Kids, one thing you need to know about your college classroom is that you don’t choose the place where you sit in class. The place chooses the student, Harry. As the semester progresses, you will find yourself automatically gravitating to the position in class that best fulfills your needs, and in many ways even defines your personality. Most of those needs aren’t educational.
At the very beginning of the year, the first benches are the home of the Ravenclaws. These are the souls hungriest for the fruit of knowledge. As the semester progresses, they drift away and are replaced by those who are hungry for the signals of WiFi. (Surprisingly enough, it’s mostly the same people)
You see, the professors tend to believe that the first few benches are particularly charmed in a way that forces every student who sits there to be studious, attentive, scoring, you name it. While teaching, where do they look? To the back. To the middle. To the left. To the right. To the floor. To the ceiling. To the projector. Never, ever at the front. And once you students realise this, the front benches become reserved for the Slytherins of the class; those who spend their time with their phone under the desk, reading, texting and playing 2048 because Candy Crush is passé.
The seats bordering the centre aisle are exceptions to the front bench rule. At whatever distance those seats are from the projector screen, they receive maximum attention. As professors imposingly stalk back and forth along the aisle (which they do all the time though in some cases the ‘imposing’ part is questionable), these are the seats that never escape their notice. Any hapless soul who has spent all the previous lectures crossing levels on candy crush will find themselves forced to pay attention to the class if they happen to sit here. And hence these benches are usually reserved for the Ravenclaws and/or the unlucky ones. If you’re coming late to class, beware: you might just get a detention.
The same teachers who think the first benches are under a magic spell that does their job for them also believe that the back benches are the location of a never-ending, wild orgy. And let’s be honest, they’re not far from the truth. The back benches are for the Gryffindors, the daring, courageous souls who’ll talk and laugh with their friends (the ones sitting beside them, not the ones WhatsApping them) as loudly as they want to and are prepared to bear the wrath of the teacher if necessary. It usually is. If you’re the brave at heart, the back benches are where you should go.

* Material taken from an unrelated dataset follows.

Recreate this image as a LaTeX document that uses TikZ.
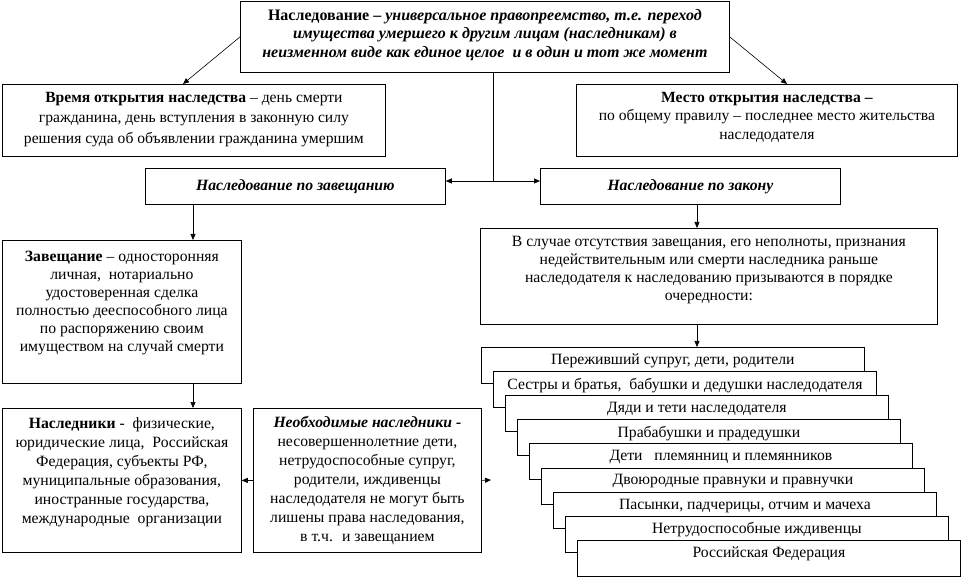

That leaves two wedges of the classroom on either side, also known as the middle benches. The mid-benches are for the Hufflepuff; the everyday, regular student who doesn’t quite know what he is going to do in class that day. Perhaps he will read the next chapter of Hitchhiker’s Guide to the Galaxy; perhaps this is the day that he gets kicked out of class for laughing too much at that joke your typical Gryffindor kept making. Or perhaps he’ll get inspired by the Ravenclaws and actually study (Yeah, right). Who knows? But one thing is clear: the Hufflepuff always has some food. And for this we shall forever be grateful to them.